The Role of Jock Haston
During this period, Hall's mentor
was Jock Haston, a former Trotskyist who abandoned the Fourth International and
pledged his allegiance to the Labour Party, which he regarded as "one of
the most democratic workers’ organisations in existence." Haston’s
shift—from revolutionary Marxism to Labourism— symbolised the petty-bourgeois
response to 1956: a withdrawal from the working class and an attempt to find a
“third way” between Stalinism and Trotskyism that, in fact, represented a step
back into social democracy. Hall absorbed this outlook completely.
The British New Left didn't
revive Marxism; they outright rejected it. Their core belief was that Leninism
inevitably led to Stalinism, so they argued the revolutionary party should be
abandoned. This perspective falsely reverses historical facts — Stalinism was a
betrayal of Leninism, not its successor. Yet, the petty-bourgeois intellectuals
of the New Left equated Leninism with words like “authoritarianism,”
“dogmatism,” and “sectarianism.” Hall’s memoir can't challenge this ideological
stance because it was the foundation of his entire political perspective.
The New Left emerged from a specific social layer: middle-class intellectuals disillusioned with Stalinism but hostile to the working class as a revolutionary force. They sought a politics that would preserve their moral radicalism while avoiding the discipline and programmatic clarity required by Marxism.Hall’s own background—“middle-class Jamaican upbringing,” Rhodes Scholarship, Oxford intellectual circles—placed him squarely within this layer. His political development was not a break with his class position but its ideological expression.
Cultural Studies
Hall’s key institutional
contribution was leading the Centre for Contemporary Cultural Studies (CCCS) at
Birmingham from 1972. While Cultural Studies is frequently seen as an
innovative academic field, Hall reportedly referred to it as “politics by other
means” Cultural Studies was effectively an intellectual framework created to
supplant class as the primary focus of social analysis.

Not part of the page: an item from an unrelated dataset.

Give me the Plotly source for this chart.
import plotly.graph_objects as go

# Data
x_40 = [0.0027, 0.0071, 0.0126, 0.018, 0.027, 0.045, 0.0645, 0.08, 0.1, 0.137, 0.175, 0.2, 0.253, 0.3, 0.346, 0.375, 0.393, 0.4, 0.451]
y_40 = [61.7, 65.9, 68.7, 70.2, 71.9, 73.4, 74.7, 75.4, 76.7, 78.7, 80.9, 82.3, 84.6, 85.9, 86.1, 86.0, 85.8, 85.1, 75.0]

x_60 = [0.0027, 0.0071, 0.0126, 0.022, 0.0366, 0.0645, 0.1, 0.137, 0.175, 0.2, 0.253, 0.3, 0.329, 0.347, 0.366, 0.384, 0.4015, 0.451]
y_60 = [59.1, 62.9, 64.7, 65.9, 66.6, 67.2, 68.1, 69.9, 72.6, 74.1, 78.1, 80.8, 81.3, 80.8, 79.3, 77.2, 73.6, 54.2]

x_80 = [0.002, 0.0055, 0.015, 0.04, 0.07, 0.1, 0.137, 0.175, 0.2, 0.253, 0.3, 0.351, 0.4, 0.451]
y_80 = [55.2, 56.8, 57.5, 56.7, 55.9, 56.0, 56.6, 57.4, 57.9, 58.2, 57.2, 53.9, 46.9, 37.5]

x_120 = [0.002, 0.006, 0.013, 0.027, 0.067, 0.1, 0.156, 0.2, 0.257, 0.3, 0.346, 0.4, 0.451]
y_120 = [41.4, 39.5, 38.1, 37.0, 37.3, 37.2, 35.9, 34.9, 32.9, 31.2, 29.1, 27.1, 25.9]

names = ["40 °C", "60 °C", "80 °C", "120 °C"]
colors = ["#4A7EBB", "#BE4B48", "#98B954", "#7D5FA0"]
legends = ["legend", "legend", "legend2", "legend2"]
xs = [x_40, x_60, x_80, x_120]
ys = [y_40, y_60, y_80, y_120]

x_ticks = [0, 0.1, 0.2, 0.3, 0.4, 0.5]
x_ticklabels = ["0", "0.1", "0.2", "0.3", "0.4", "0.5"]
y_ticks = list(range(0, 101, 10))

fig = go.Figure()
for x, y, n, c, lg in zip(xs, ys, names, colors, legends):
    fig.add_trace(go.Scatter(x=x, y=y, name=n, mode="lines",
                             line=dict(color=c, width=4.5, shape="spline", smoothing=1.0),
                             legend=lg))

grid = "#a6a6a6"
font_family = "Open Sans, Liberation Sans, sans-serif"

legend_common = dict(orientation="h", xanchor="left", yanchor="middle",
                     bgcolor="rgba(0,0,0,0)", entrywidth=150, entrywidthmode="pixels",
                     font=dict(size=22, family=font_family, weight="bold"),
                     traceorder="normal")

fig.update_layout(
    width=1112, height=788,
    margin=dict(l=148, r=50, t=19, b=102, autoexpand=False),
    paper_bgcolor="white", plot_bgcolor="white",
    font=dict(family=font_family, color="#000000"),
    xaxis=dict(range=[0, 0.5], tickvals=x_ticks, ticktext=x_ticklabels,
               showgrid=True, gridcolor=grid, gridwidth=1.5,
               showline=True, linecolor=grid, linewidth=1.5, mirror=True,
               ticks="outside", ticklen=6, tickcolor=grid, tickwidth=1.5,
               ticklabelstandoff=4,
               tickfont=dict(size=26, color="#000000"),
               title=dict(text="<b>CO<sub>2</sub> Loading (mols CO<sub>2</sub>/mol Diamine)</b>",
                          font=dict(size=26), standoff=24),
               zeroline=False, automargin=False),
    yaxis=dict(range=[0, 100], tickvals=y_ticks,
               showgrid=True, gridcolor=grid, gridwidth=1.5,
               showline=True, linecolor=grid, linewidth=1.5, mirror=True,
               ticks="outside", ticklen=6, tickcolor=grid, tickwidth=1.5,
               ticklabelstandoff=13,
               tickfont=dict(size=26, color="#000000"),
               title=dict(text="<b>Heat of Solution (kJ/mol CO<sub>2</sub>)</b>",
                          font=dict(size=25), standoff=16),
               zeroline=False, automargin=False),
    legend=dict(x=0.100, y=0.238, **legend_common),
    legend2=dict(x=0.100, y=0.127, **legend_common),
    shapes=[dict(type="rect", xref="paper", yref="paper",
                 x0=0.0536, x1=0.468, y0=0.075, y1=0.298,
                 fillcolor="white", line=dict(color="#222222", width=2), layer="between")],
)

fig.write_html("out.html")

Cultural Studies emphasized race,
gender, sexuality, nationality, and “subcultures” as separate areas of struggle
that are "relatively autonomous." This focus complicated viewing
capitalist exploitation as a unified system. As a result, the working class was
replaced by shifting identity-based 'agencies' as the main revolutionary
subjects. This shift was not a supplement to Marxism but a rejection of it.
Cultural Studies laid the ideological groundwork for current identity politics
that now dominate the pseudo-left.
The emergence of Cultural Studies
coincided with the decline of the traditional labour movement and the
increasing involvement of petty-bourgeois intellectuals within the growing
university sector. Hall’s theoretical innovations were not politically neutral;
instead, they reflected the aims of a social class eager to gain influence in
both the state and academia, rather than promote revolutionary change.
Marxism
Today
By the late 1970s, the CPGB
adopted Eurocommunism, forsaking any claim to revolutionary politics. Marxism
Today, the publication of the Eurocommunist faction, became the main platform
for this ideological shift, with Hall being its most prominent contributor. His
1979 essay, “The Great Moving Right Show," is often regarded as visionary.

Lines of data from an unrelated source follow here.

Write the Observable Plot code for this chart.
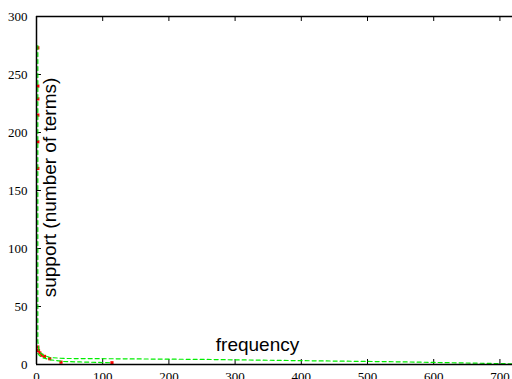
<!DOCTYPE html>
<html><head><meta charset="utf-8">
<script src="https://cdn.jsdelivr.net/npm/d3@7"></script>
<script src="https://cdn.jsdelivr.net/npm/@observablehq/plot@0.6"></script>
<style>html,body{margin:0;padding:0;background:#fff;overflow:hidden}svg{display:block}</style>
</head><body><div id="chart"></div>
<script>
const xTicks = [0,100,200,300,400,500,600,700];
const yTicks = [0,50,100,150,200,250,300];

const redFreq    = [2,2,2,2,2,2,2,3,5,8,12,20,37,114];
const redSupport = [273,240,229,215,192,169,15,12,10,8,7,5,2,1.5];

const greenAFreq    = [2,2,2,4,11,21,41,127,250,400,550,719];
const greenASupport = [275,100,20,11,7.8,6,5.2,4.9,4.4,3.3,2.3,0.6];

const greenBFreq    = [2,4,8,21,41,66,112];
const greenBSupport = [9.5,8,6,4,2.6,2.2,1.5];

const red = redFreq.map((f,i)=>({f, s: redSupport[i]}));
const gA = greenAFreq.map((f,i)=>({f, s: greenASupport[i]}));
const gB = greenBFreq.map((f,i)=>({f, s: greenBSupport[i]}));

const X0 = 0, X1 = 719, Y0 = 0, Y1 = 300;
const tickLenY = 4.3, tickLenX = 7.5;

const chart = Plot.plot({
  width: 512, height: 379,
  marginLeft: 36, marginRight: 0, marginTop: 16, marginBottom: 15,
  x: {domain: [X0, X1]},
  y: {domain: [Y0, Y1]},
  style: {background: "#fff", overflow: "visible", color: "#000"},
  marks: [
    Plot.axisX({ticks: xTicks, tickSize: 0, tickPadding: 7, fontFamily: "Liberation Serif", fontSize: 13, fill: "#000", label: null}),
    Plot.axisY({ticks: yTicks, tickSize: 0, tickPadding: 9, fontFamily: "Liberation Serif", fontSize: 13, fill: "#000", label: null}),
    Plot.ruleX(xTicks, {x: d=>d, y1: Y0, y2: Y0 + tickLenY, stroke: "#000", strokeWidth: 1}),
    Plot.ruleX(xTicks, {x: d=>d, y1: Y1, y2: Y1 - tickLenY, stroke: "#000", strokeWidth: 1}),
    Plot.ruleY(yTicks, {y: d=>d, x1: X0, x2: X0 + tickLenX, stroke: "#000", strokeWidth: 1}),
    Plot.dot(red, {x: "f", y: "s", symbol: "square", r: 1.8, fill: "#ff0000", stroke: null}),
    Plot.line(gA, {x: "f", y: "s", stroke: "#00ee00", strokeWidth: 1.2, strokeDasharray: "4,3"}),
    Plot.line(gB, {x: "f", y: "s", stroke: "#00ee00", strokeWidth: 1.2, strokeDasharray: "4,3"}),
    Plot.ruleX([X0], {stroke: "#000", strokeWidth: 1.5}),
    Plot.ruleY([Y0, Y1], {stroke: "#000", strokeWidth: 1.5}),
    Plot.text(["support (number of terms)"], {frameAnchor: "left", textAnchor: "middle", dx: 13, dy: -3, rotate: -90, fontFamily: "Liberation Sans", fontSize: 19, fill: "#000"}),
    Plot.text(["frequency"], {frameAnchor: "bottom", dx: -17, dy: -14, fontFamily: "Liberation Sans", fontSize: 19, fill: "#000"})
  ]
});
chart.querySelectorAll("[aria-label^='x-axis'] text, [aria-label^='y-axis'] text").forEach(t => t.style.fontFamily = "Liberation Serif");
document.getElementById("chart").append(chart);
</script>
</body></html>
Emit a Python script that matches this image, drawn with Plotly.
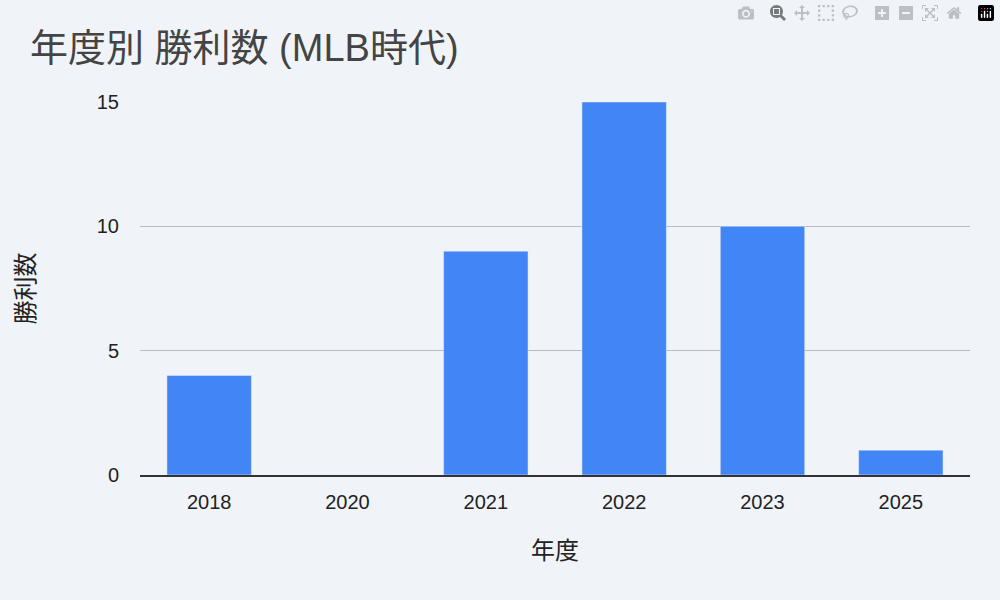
import plotly.graph_objects as go

# 年度ごとの勝利数
years = ['2018', '2020', '2021', '2022', '2023', '2025']
wins = [4, 0, 9, 15, 10, 1]

bg = '#f0f4f9'
fnt = 'Liberation Sans, Noto Sans CJK JP'

fig = go.Figure(go.Bar(x=years, y=wins, marker_color='#4285f4'))

fig.update_layout(
    width=1000, height=600,
    paper_bgcolor=bg, plot_bgcolor=bg,
    font=dict(family=fnt, size=20, color='#222'),
    title=dict(text='年度別 勝利数 (MLB時代)', x=0.03, xanchor='left', y=0.92, yanchor='middle',
               font=dict(size=38, color='#444', family=fnt)),
    margin=dict(l=140, r=30, t=102, b=125),
    bargap=0.39,
    showlegend=False,
)
fig.update_xaxes(type='category', title=dict(text='年度', standoff=30), showgrid=False,
                 showline=True, linecolor='#333', linewidth=1.5, ticks='', ticklabelstandoff=8)
fig.update_yaxes(range=[0, 15], tickvals=[0, 5, 10, 15], title=dict(text='勝利数', standoff=55),
                 gridcolor='#b8bcc2', zeroline=False, ticklabelstandoff=20)

fig.write_html('out.html', post_script="document.body.style.margin='0';")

However, its true importance lies in its adaptation to Thatcherism rather than
a critique of it. Hall suggested that Labour needed to move away from its
traditional working-class roots and fight elections on the same
"conjunctural” terrain established by Thatcher. This approach served as
the ideological basis for New Labour. By 1990, Blair was using Marxism Today to float the ‘New Labour’
project. Hall later expressed mild misgivings about Blair, but this is
irrelevant. He had already supplied the theoretical justification for Labour’s
rightward turn: the working class was in decline, class politics were obsolete,
and Labour must become a party of the “modernising” middle class.
Hall’s contributions to Marxism
Today played a role in weakening the working class during the neoliberal era.
By claiming that class politics were outdated, he offered ideological support
for Labour’s move away from socialism and towards market reforms. His
innovative theories—such as Cultural Studies, the “New Times” thesis, and
conjunctural analysis—laid the groundwork for identity politics. By breaking
down social analysis into individual identities, Hall fostered a politics
naturally opposed to the interests of the working class.
Identity politics benefits the
petty-bourgeois intelligentsia by shifting focus away from class as the main
political axis, emphasizing subjective experience over objective social
relations, dividing the working class into competing identity groups, and granting
moral justification for middle-class progress within capitalist structures.
Hall did not create identity politics, but he laid out its theoretical
framework.
Hall’s memoir is the
autobiography of a man who spent his entire career constructing an anti-Marxist
intellectual apparatus. History will judge him more harshly: as someone who
helped disarm the working class at the very moment it needed revolutionary
leadership.”
Notes
1.
Stuart Hall and Bill Schwartz, Familiar Stranger: A Life Between Two
Islands (London: Penguin Books, 2017).
2.
Paul Bond, “Stuart Hall: A Political Obituary,” World Socialist Web Site, 2014.
3.
E.P. Thompson, “The Peculiarities of the
English,” Socialist Register (1965).
4.
Stuart Hall, “The Great Moving Right Show,” Marxism Today (January 1979).
5.
Geoff Andrews, Endgames and New Times: The Final Years of British Communism (London: Lawrence & Wishart, 2004).
6.
Alex Callinicos, The New Mandarins of American Power (Cambridge: Polity, 2003).
7.
David North, The
Heritage We Defend (Detroit: Labour Publications, 1988).